WHAT IS EXPECTED — Leave out the pictures, then output the lines of the records below from the first through the one containing "(rel axis cs:1,1);".

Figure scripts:
## Start
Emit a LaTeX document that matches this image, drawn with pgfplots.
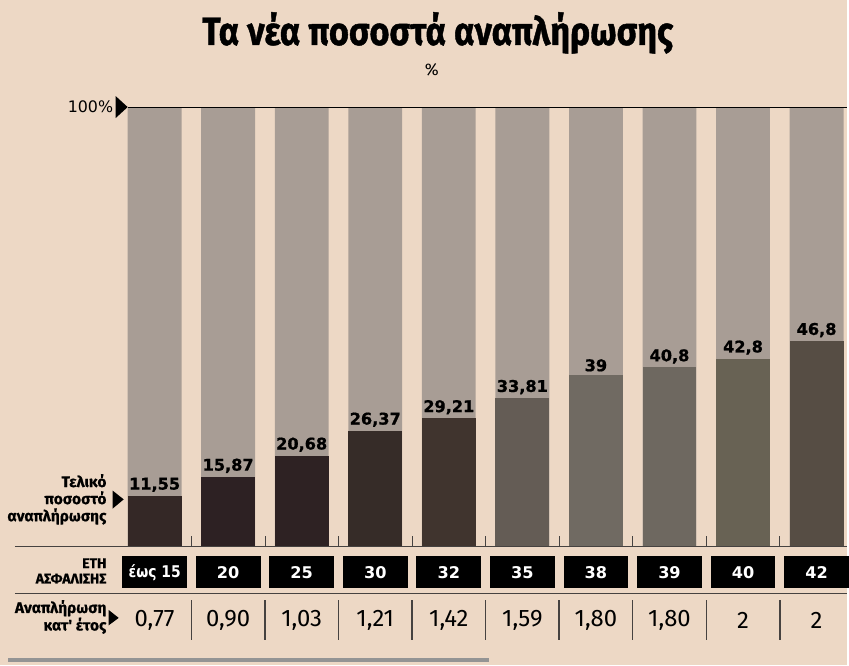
\documentclass[border=0pt]{standalone}
\usepackage{pgfplots}
\pgfplotsset{compat=1.18}
\usepackage{pgfplotstable}
\usepackage{fontspec}
\setmainfont{Fira Sans}
\newfontfamily\dvs{DejaVu Sans}
\newfontfamily\dvsh{DejaVu Sans}[FakeBold=1]
\newfontfamily\titlefont{Fira Sans}[FakeBold=1.2]
\newfontfamily\labfont{Fira Sans}[FakeBold=0.6]

\definecolor{bg}{HTML}{EDD8C5}
\definecolor{topgrey}{HTML}{A89D95}
\definecolor{cA}{RGB}{52,40,38}
\definecolor{cB}{RGB}{45,33,35}
\definecolor{cC}{RGB}{46,34,35}
\definecolor{cD}{RGB}{54,44,40}
\definecolor{cE}{RGB}{64,52,46}
\definecolor{cF}{RGB}{100,92,85}
\definecolor{cG}{RGB}{112,106,98}
\definecolor{cH}{RGB}{110,104,96}
\definecolor{cI}{RGB}{104,98,84}
\definecolor{cJ}{RGB}{86,77,68}
\definecolor{linegrey}{RGB}{70,66,64}

\pgfplotstableread{
x y lab
0 11.55 {11,55}
1 15.87 {15,87}
2 20.68 {20,68}
3 26.37 {26,37}
4 29.21 {29,21}
5 33.81 {33,81}
6 39 {39}
7 40.8 {40,8}
8 42.8 {42,8}
9 46.8 {46,8}
}\finaltable

\pgfplotstableread{
x y lab
0 -5.9 {\scalebox{0.86}[1]{έως 15}}
1 -5.9 {20}
2 -5.9 {25}
3 -5.9 {30}
4 -5.9 {32}
5 -5.9 {35}
6 -5.9 {38}
7 -5.9 {39}
8 -5.9 {40}
9 -5.9 {42}
}\yearstable

\pgfplotstableread{
x y lab
0 -16.8 {0,77}
1 -16.8 {0,90}
2 -16.8 {1,03}
3 -16.8 {1,21}
4 -16.8 {1,42}
5 -16.8 {1,59}
6 -16.8 {1,80}
7 -16.8 {1,80}
8 -16.8 {2}
9 -16.8 {2}
}\ratetable

\begin{document}
\begin{tikzpicture}
\begin{axis}[
  x=1.84375cm, y=0.11cm,
  xmin=-2.1017, xmax=9.41, ymin=-27.05, ymax=124.5,
  hide axis, clip=false,
]
% background
\fill[bg] (rel axis cs:0,0) rectangle (rel axis cs:1,1);

% full (100%) bars
\addplot[ybar, bar width=0.732, bar shift=0pt, fill=topgrey, draw=none]
  coordinates {(0,100) (1,100) (2,100) (3,100) (4,100) (5,100) (6,100) (7,100) (8,100) (9,100)};

% final replacement rate bars
\addplot[ybar, bar width=0.732, bar shift=0pt, fill=cA, draw=none] coordinates {(0,11.55)};
\addplot[ybar, bar width=0.732, bar shift=0pt, fill=cB, draw=none] coordinates {(1,15.87)};
\addplot[ybar, bar width=0.732, bar shift=0pt, fill=cC, draw=none] coordinates {(2,20.68)};
\addplot[ybar, bar width=0.732, bar shift=0pt, fill=cD, draw=none] coordinates {(3,26.37)};
\addplot[ybar, bar width=0.732, bar shift=0pt, fill=cE, draw=none] coordinates {(4,29.21)};
\addplot[ybar, bar width=0.732, bar shift=0pt, fill=cF, draw=none] coordinates {(5,33.81)};
\addplot[ybar, bar width=0.732, bar shift=0pt, fill=cG, draw=none] coordinates {(6,39)};
\addplot[ybar, bar width=0.732, bar shift=0pt, fill=cH, draw=none] coordinates {(7,40.8)};
\addplot[ybar, bar width=0.732, bar shift=0pt, fill=cI, draw=none] coordinates {(8,42.8)};
\addplot[ybar, bar width=0.732, bar shift=0pt, fill=cJ, draw=none] coordinates {(9,46.8)};

% value labels
\addplot[draw=none, mark=none, nodes near coords, point meta=explicit symbolic,
  nodes near coords style={font=\dvsh\bfseries\fontsize{11.5}{12}\selectfont, anchor=south, inner sep=2.5pt, text=black}]
  table[x=x, y=y, meta=lab] {\finaltable};

% years boxes
\addplot[draw=none, mark=none, nodes near coords, point meta=explicit symbolic,
  nodes near coords style={font=\dvs\bfseries\fontsize{11.5}{12}\selectfont, anchor=center, fill=black, text=white,
    minimum width=1.625cm, minimum height=0.8cm, inner sep=0pt}]
  table[x=x, y=y, meta=lab] {\yearstable};

% annual rate
\addplot[draw=none, mark=none, nodes near coords, point meta=explicit symbolic,
  nodes near coords style={font=\fontsize{17}{18}\selectfont, anchor=center, text=black}]
  table[x=x, y=y, meta=lab] {\ratetable};

% lines
\draw[black, line width=0.7pt] (axis cs:-0.366,100) -- (axis cs:9.41,100);
\fill[black] (axis cs:-0.529,102.6) -- (axis cs:-0.366,100.1) -- (axis cs:-0.529,97.6) -- cycle;
\node[anchor=east, font=\dvs\fontsize{11.3}{12}\selectfont, inner sep=0pt] at (axis cs:-0.56,100.2) {100\%};

\draw[linegrey, line width=0.8pt] (axis cs:-1.898,0) -- (axis cs:9.41,0);
\draw[linegrey, line width=0.6pt] (axis cs:-1.898,-10.7) -- (axis cs:9.41,-10.7);
\draw[black!42, line width=3pt] (axis cs:-1.99,-25.9) -- (axis cs:4.55,-25.9);

\pgfplotsinvokeforeach{0.5,1.5,2.5,3.5,4.5,5.5,6.5,7.5,8.5}{
  \draw[linegrey, line width=0.6pt] (axis cs:#1,0) -- (axis cs:#1,2.4);
  \draw[linegrey, line width=1pt] (axis cs:#1,-12.3) -- (axis cs:#1,-21.4);
}

% left labels
\node[anchor=east, align=right, font=\labfont\bfseries\fontsize{11}{12.2}\selectfont, inner sep=0pt]
  at (axis cs:-0.651,10.7) {Τελικό\\ποσοστό\\αναπλήρωσης};
\fill[black] (axis cs:-0.57,12.7) -- (axis cs:-0.42,10.7) -- (axis cs:-0.57,8.6) -- cycle;

\node[anchor=east, align=right, font=\labfont\bfseries\fontsize{10}{11}\selectfont, inner sep=0pt]
  at (axis cs:-0.651,-5.6) {ΕΤΗ\\ΑΣΦΑΛΙΣΗΣ};

\node[anchor=east, align=right, font=\labfont\bfseries\fontsize{11}{12.5}\selectfont, inner sep=0pt]
  at (axis cs:-0.651,-16.1) {Αναπλήρωση\\κατ' έτος};
\fill[black] (axis cs:-0.624,-14.5) -- (axis cs:-0.488,-16.3) -- (axis cs:-0.624,-18.0) -- cycle;

% title
\node[font=\titlefont\bfseries\fontsize{28}{32}\selectfont] at (axis cs:3.85,117.0)
  {\scalebox{0.87}[1]{Τα νέα ποσοστά αναπλήρωσης}};
\node[font=\fontsize{12}{12}\selectfont] at (axis cs:3.77,108.6) {\%};
\end{axis}
\end{tikzpicture}
\end{document}
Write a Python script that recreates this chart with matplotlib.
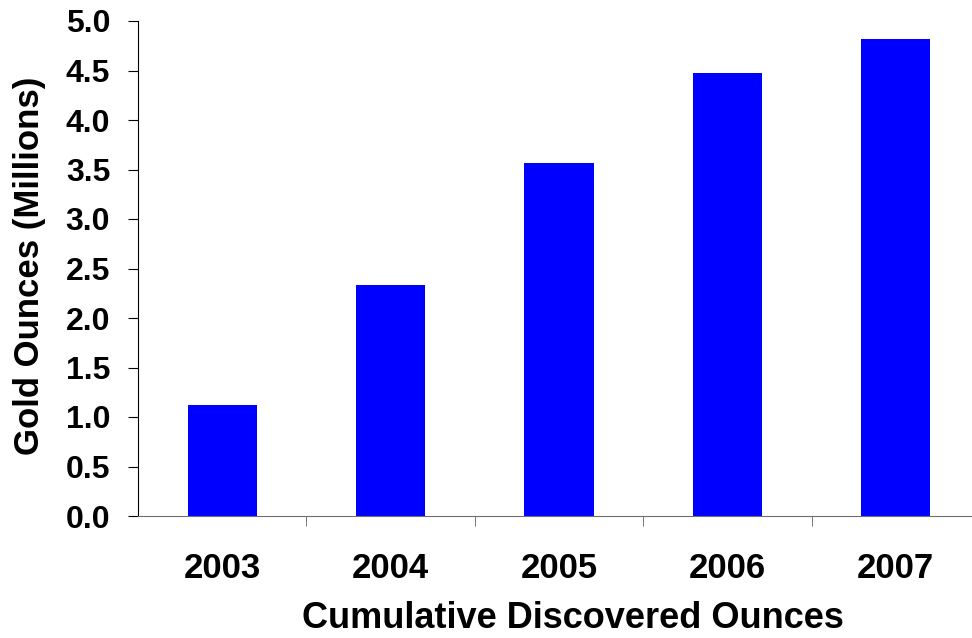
import numpy as np
import matplotlib
matplotlib.use('Agg')
import matplotlib.pyplot as plt

years = ['2003', '2004', '2005', '2006', '2007']
ounces = [1.12, 2.33, 3.57, 4.47, 4.82]  # млн унций

plt.rcParams['font.family'] = ['Liberation Sans', 'DejaVu Sans']
plt.rcParams['font.weight'] = 'bold'

W, H = 972, 638
fig = plt.figure(figsize=(W / 100, H / 100), dpi=100)
ax = fig.add_axes([138 / W, 122 / H, 842 / W, 495 / H])

x = np.arange(len(years))
ax.bar(x, ounces, width=0.41, color='#0000FF')

ax.set_xlim(-0.5, len(years) - 0.5)
ax.set_ylim(0, 5.0)
yt = np.arange(0, 5.01, 0.5)
ax.set_yticks(yt)
ax.set_yticklabels(['%.1f' % v for v in yt], fontsize=23, fontweight='bold')
ax.set_xticks(x)
ax.set_xticklabels(years, fontsize=25, fontweight='bold')
ax.set_xticks(np.arange(0.5, len(years) - 0.5, 1), minor=True)
ax.tick_params(axis='x', which='major', length=0, pad=26)
ax.tick_params(axis='x', which='minor', length=7, direction='out', color='#606060')
ax.tick_params(axis='y', length=7, direction='out', pad=13)

ax.spines['top'].set_visible(False)
ax.spines['right'].set_visible(False)
ax.spines['bottom'].set_color('#707070')
ax.spines['left'].set_color('black')

# подписи осей ставим вручную
fig.text(30 / W, 1 - 266 / H, 'Gold Ounces (Millions)', rotation=90,
         ha='center', va='center', fontsize=25, fontweight='bold')
fig.text(573 / W, 1 - 628 / H, 'Cumulative Discovered Ounces',
         ha='center', va='baseline', fontsize=26, fontweight='bold')

fig.savefig('out.png', dpi=100)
## End
TASK SOLUTION —
Emit a LaTeX document that matches this image, drawn with pgfplots.
\documentclass[border=0pt]{standalone}
\usepackage{pgfplots}
\pgfplotsset{compat=1.18}
\usepackage{pgfplotstable}
\usepackage{fontspec}
\setmainfont{Fira Sans}
\newfontfamily\dvs{DejaVu Sans}
\newfontfamily\dvsh{DejaVu Sans}[FakeBold=1]
\newfontfamily\titlefont{Fira Sans}[FakeBold=1.2]
\newfontfamily\labfont{Fira Sans}[FakeBold=0.6]

\definecolor{bg}{HTML}{EDD8C5}
\definecolor{topgrey}{HTML}{A89D95}
\definecolor{cA}{RGB}{52,40,38}
\definecolor{cB}{RGB}{45,33,35}
\definecolor{cC}{RGB}{46,34,35}
\definecolor{cD}{RGB}{54,44,40}
\definecolor{cE}{RGB}{64,52,46}
\definecolor{cF}{RGB}{100,92,85}
\definecolor{cG}{RGB}{112,106,98}
\definecolor{cH}{RGB}{110,104,96}
\definecolor{cI}{RGB}{104,98,84}
\definecolor{cJ}{RGB}{86,77,68}
\definecolor{linegrey}{RGB}{70,66,64}

\pgfplotstableread{
x y lab
0 11.55 {11,55}
1 15.87 {15,87}
2 20.68 {20,68}
3 26.37 {26,37}
4 29.21 {29,21}
5 33.81 {33,81}
6 39 {39}
7 40.8 {40,8}
8 42.8 {42,8}
9 46.8 {46,8}
}\finaltable

\pgfplotstableread{
x y lab
0 -5.9 {\scalebox{0.86}[1]{έως 15}}
1 -5.9 {20}
2 -5.9 {25}
3 -5.9 {30}
4 -5.9 {32}
5 -5.9 {35}
6 -5.9 {38}
7 -5.9 {39}
8 -5.9 {40}
9 -5.9 {42}
}\yearstable

\pgfplotstableread{
x y lab
0 -16.8 {0,77}
1 -16.8 {0,90}
2 -16.8 {1,03}
3 -16.8 {1,21}
4 -16.8 {1,42}
5 -16.8 {1,59}
6 -16.8 {1,80}
7 -16.8 {1,80}
8 -16.8 {2}
9 -16.8 {2}
}\ratetable

\begin{document}
\begin{tikzpicture}
\begin{axis}[
  x=1.84375cm, y=0.11cm,
  xmin=-2.1017, xmax=9.41, ymin=-27.05, ymax=124.5,
  hide axis, clip=false,
]
% background
\fill[bg] (rel axis cs:0,0) rectangle (rel axis cs:1,1);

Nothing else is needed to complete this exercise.